The request – Find each line with the word "page" and copy it.

[Rows from a dataset of charts and code]
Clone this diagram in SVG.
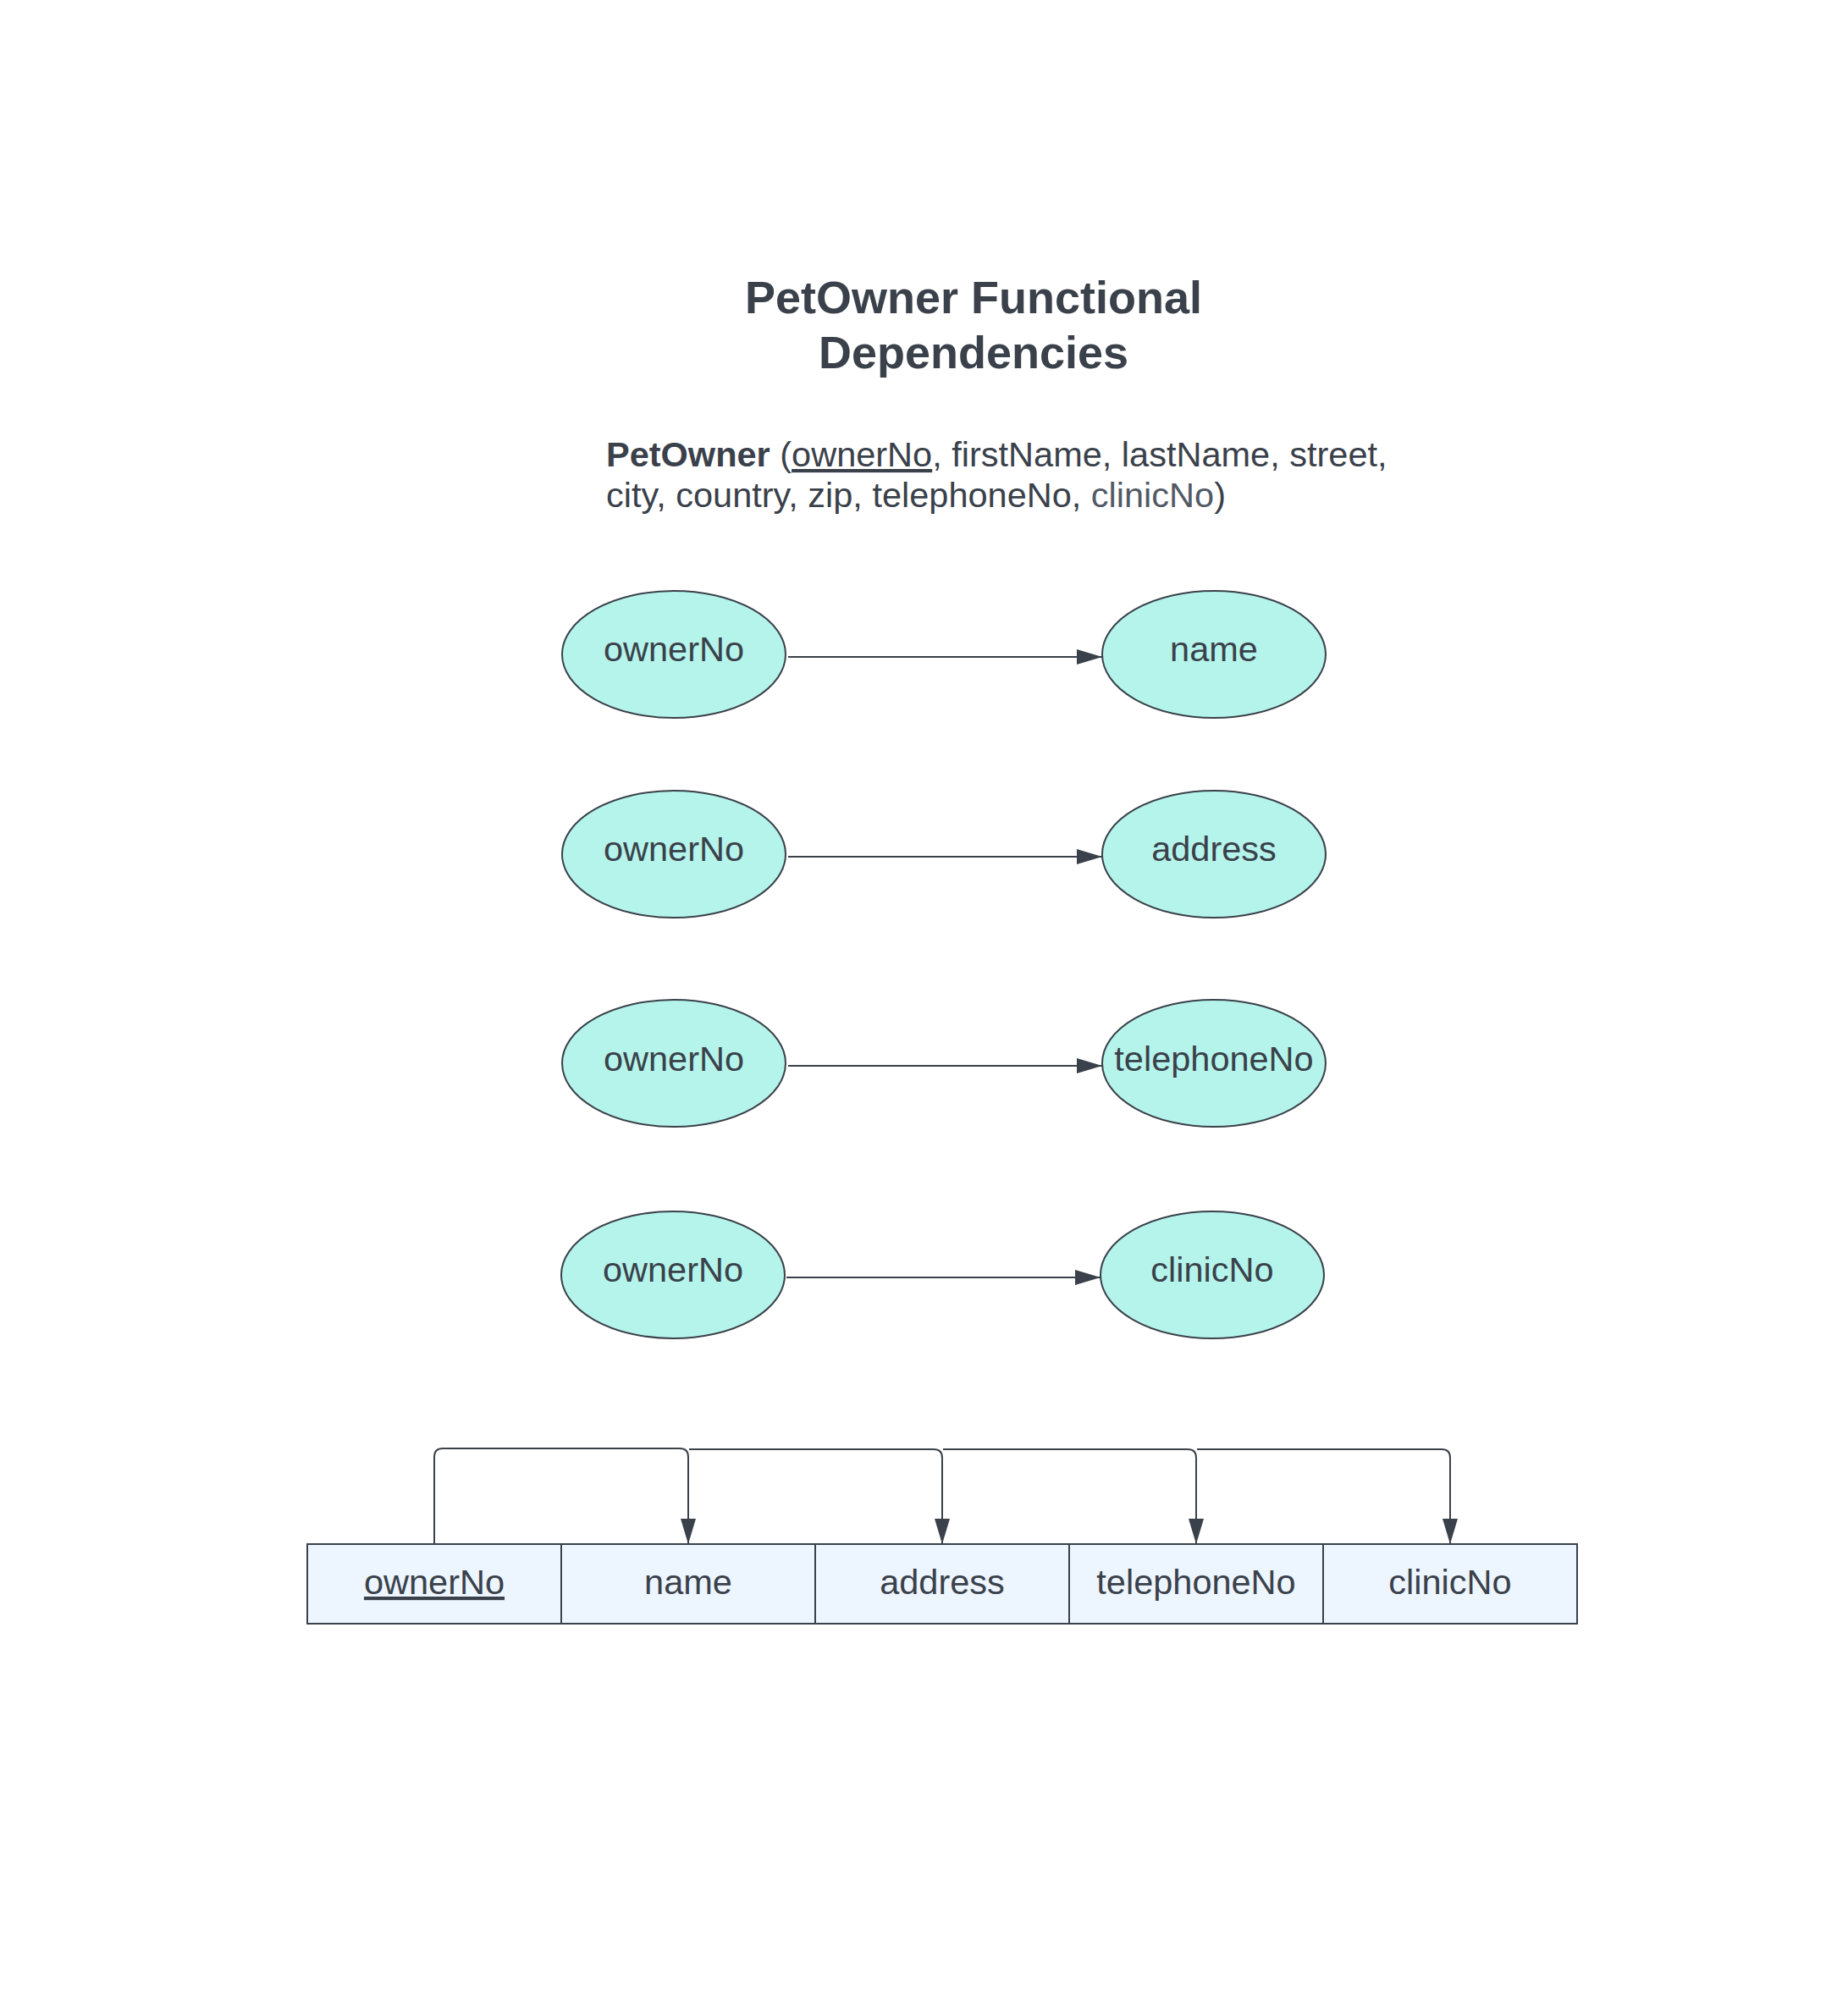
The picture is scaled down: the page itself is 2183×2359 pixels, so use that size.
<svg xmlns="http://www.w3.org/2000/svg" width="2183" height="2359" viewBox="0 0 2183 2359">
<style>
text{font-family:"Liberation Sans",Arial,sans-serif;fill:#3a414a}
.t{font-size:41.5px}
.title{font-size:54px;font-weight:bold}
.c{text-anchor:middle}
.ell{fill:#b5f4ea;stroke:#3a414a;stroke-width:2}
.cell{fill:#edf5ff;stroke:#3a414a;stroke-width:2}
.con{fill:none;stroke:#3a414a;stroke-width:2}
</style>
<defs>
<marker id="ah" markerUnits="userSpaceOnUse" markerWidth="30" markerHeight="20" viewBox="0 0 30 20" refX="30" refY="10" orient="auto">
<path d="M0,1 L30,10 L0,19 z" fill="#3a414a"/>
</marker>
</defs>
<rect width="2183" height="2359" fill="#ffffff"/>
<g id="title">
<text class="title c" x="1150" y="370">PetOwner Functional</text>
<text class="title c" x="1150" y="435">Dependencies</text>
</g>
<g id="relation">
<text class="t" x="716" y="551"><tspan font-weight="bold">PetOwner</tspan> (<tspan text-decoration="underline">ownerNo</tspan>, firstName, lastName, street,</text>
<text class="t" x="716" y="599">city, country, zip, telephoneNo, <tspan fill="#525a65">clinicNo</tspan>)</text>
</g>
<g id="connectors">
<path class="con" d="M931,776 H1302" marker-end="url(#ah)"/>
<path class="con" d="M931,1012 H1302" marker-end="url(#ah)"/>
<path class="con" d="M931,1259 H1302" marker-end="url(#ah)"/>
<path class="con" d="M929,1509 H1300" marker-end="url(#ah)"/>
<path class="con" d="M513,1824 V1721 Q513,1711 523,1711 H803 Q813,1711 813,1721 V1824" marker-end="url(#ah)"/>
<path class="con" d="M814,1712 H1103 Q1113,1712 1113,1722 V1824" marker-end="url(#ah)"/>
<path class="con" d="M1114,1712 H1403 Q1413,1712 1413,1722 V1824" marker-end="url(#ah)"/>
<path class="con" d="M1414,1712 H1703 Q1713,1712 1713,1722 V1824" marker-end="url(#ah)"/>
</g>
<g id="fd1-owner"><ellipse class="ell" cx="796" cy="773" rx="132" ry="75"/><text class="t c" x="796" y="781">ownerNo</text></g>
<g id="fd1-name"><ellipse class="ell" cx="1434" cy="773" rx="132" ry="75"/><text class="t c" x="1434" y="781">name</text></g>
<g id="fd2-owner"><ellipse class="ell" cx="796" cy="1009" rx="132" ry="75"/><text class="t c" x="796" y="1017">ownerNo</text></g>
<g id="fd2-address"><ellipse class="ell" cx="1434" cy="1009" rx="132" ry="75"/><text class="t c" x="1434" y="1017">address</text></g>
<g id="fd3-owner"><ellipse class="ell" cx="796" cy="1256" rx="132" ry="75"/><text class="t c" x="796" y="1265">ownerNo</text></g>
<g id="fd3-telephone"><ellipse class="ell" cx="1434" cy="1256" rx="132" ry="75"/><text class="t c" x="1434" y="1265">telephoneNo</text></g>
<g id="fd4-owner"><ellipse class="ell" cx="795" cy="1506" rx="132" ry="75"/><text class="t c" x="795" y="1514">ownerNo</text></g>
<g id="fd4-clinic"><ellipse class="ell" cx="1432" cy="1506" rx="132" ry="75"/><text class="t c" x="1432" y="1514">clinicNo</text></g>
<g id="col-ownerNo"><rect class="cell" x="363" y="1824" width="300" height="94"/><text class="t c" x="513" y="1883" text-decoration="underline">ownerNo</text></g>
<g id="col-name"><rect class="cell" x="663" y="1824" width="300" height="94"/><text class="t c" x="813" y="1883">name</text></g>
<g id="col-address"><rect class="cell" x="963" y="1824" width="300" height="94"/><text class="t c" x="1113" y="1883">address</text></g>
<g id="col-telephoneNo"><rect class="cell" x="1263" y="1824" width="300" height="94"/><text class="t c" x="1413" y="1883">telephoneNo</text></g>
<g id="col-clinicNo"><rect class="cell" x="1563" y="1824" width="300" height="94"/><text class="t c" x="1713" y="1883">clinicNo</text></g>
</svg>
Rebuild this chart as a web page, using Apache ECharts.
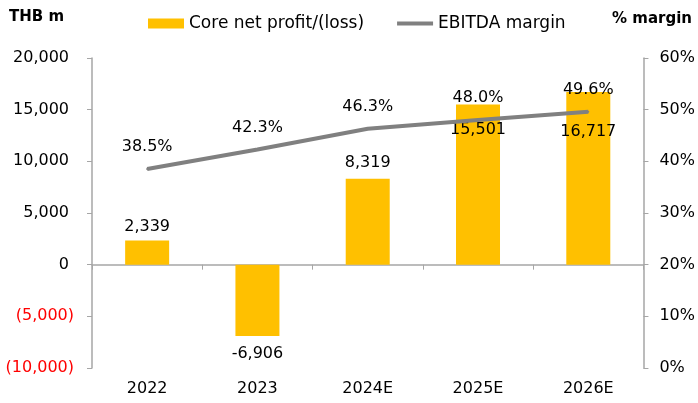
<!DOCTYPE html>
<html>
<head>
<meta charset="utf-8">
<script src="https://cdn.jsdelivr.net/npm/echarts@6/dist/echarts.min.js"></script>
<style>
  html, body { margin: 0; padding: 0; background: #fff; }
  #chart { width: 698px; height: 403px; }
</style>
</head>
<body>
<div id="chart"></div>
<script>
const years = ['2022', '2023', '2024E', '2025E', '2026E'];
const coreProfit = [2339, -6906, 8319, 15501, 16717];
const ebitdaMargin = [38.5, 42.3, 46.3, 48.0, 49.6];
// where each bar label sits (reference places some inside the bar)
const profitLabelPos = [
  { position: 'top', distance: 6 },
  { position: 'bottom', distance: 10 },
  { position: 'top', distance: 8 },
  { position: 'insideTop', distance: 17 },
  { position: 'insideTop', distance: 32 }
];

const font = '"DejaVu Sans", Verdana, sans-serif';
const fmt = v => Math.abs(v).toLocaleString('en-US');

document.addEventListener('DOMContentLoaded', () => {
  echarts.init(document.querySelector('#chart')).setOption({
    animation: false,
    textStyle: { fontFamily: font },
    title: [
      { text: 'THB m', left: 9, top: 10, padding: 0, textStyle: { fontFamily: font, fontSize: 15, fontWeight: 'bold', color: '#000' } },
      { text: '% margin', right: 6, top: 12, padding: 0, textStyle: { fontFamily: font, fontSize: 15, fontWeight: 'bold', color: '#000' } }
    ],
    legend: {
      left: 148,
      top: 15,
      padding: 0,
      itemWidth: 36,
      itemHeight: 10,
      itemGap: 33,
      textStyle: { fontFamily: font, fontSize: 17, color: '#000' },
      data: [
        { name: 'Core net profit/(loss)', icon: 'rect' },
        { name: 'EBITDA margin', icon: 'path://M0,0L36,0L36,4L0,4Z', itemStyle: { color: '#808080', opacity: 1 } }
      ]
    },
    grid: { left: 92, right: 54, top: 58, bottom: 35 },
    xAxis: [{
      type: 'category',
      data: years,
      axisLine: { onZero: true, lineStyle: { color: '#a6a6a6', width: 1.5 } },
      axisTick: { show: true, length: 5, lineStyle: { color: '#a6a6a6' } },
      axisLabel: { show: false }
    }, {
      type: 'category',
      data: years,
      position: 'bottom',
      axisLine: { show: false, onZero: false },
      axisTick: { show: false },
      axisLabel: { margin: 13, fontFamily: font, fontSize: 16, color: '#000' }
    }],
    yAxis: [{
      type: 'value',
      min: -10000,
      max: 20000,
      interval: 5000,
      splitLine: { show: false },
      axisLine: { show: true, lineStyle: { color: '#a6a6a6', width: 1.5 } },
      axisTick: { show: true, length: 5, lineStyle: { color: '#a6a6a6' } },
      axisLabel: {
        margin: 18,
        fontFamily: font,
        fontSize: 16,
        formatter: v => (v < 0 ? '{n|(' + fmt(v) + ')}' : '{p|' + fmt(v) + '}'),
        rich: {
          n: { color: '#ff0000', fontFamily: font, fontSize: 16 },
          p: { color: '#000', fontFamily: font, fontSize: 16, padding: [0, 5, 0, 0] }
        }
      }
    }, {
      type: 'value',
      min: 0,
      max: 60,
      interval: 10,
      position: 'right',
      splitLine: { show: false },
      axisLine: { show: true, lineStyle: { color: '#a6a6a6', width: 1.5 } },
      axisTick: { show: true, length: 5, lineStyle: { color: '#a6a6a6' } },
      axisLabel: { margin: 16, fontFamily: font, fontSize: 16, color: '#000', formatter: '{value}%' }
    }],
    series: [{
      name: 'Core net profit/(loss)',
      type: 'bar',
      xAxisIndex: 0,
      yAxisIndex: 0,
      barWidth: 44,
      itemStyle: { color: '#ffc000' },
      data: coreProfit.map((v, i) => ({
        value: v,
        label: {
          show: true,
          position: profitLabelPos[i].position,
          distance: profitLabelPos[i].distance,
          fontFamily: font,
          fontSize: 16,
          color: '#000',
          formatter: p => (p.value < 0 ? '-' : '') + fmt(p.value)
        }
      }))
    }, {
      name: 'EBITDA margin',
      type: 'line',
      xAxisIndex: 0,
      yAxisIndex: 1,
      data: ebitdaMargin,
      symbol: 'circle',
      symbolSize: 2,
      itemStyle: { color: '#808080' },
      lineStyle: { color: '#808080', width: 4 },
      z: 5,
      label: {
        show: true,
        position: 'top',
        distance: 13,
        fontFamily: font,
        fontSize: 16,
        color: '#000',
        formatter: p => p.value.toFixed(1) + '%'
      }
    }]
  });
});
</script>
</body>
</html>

Finished task –
The picture is scaled down: the page itself is 2183×2359 pixels, so use that size.
Rebuild this chart as a web page, using Apache ECharts.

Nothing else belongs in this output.